As we entered the area of the Red Rock Canyon State Park, in the Mojave desert, the rain became more intense, and we noticed that the usually dry ditch alongside the road was now a roaring river. A bit farther along, where the path of drainage normally passed under the road, the water was also flowing over the road. Traffic had come to a stop.
The driver of an 18-wheeler had decided to move on, and I examined the hydrodynamics of the situation. His tires showed that the rushing water was only a few inches deep above the road. I decided to follow the truck, with Sally yelling “don’t go”. We successfully crossed to beyond the “river” and thought we were good to go. But about half a mile further on, as we reached the top of a small hill, we came to a complete halt, along with a dozen or two cars and trucks..
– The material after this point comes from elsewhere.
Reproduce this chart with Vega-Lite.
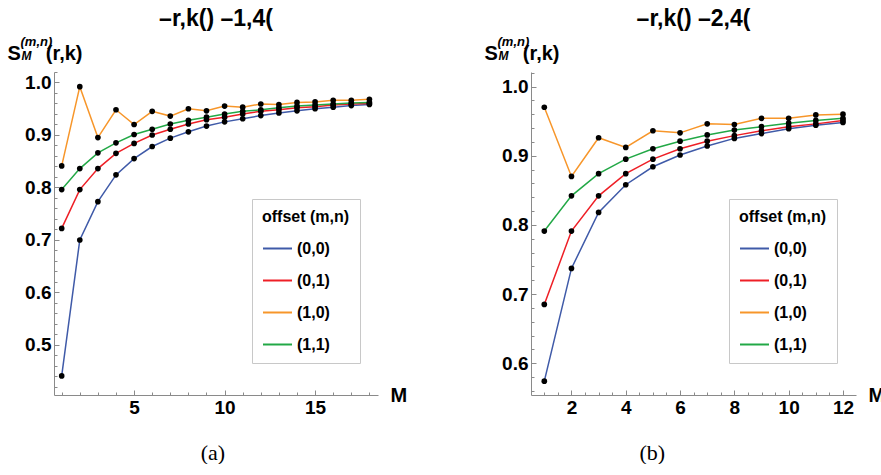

We were parked there for seven hours, near the settlement of Cantil. The flash flood had deposited mud and debris on the road ahead. There was a report that “a twelve-foot wall of water” had hit Cantil. My question was, who measured that wall of water? In any event, there were no reported deaths. One woman’s car had been washed off the road, and a truck driver had rescued her.
As the night progressed, the totally black sky gave way to the clearest star-studded sky you’re likely to see. With the aid of a flashlight, several of us walked on ahead to look at the damage. At the Cantil bridge, one lane of the road was eroded away, and there was mud and debris everywhere.
Finally, at about 2 AM, the Caltrans road workers cleared a path with their bulldozers. They then escorted us out of the affected area – first the passenger cars, then the trucks. We arrived home many hours late, but no worse for the wear.
The next day on TV we saw films of extensive damage to the road at the spot where we had forded the ”river”. It took some weeks for the state to rebuild the road.
We’ve gone back to the condo many times since then, and as we pass the spot where we spent seven hours waiting, someone will say, “Our hill.”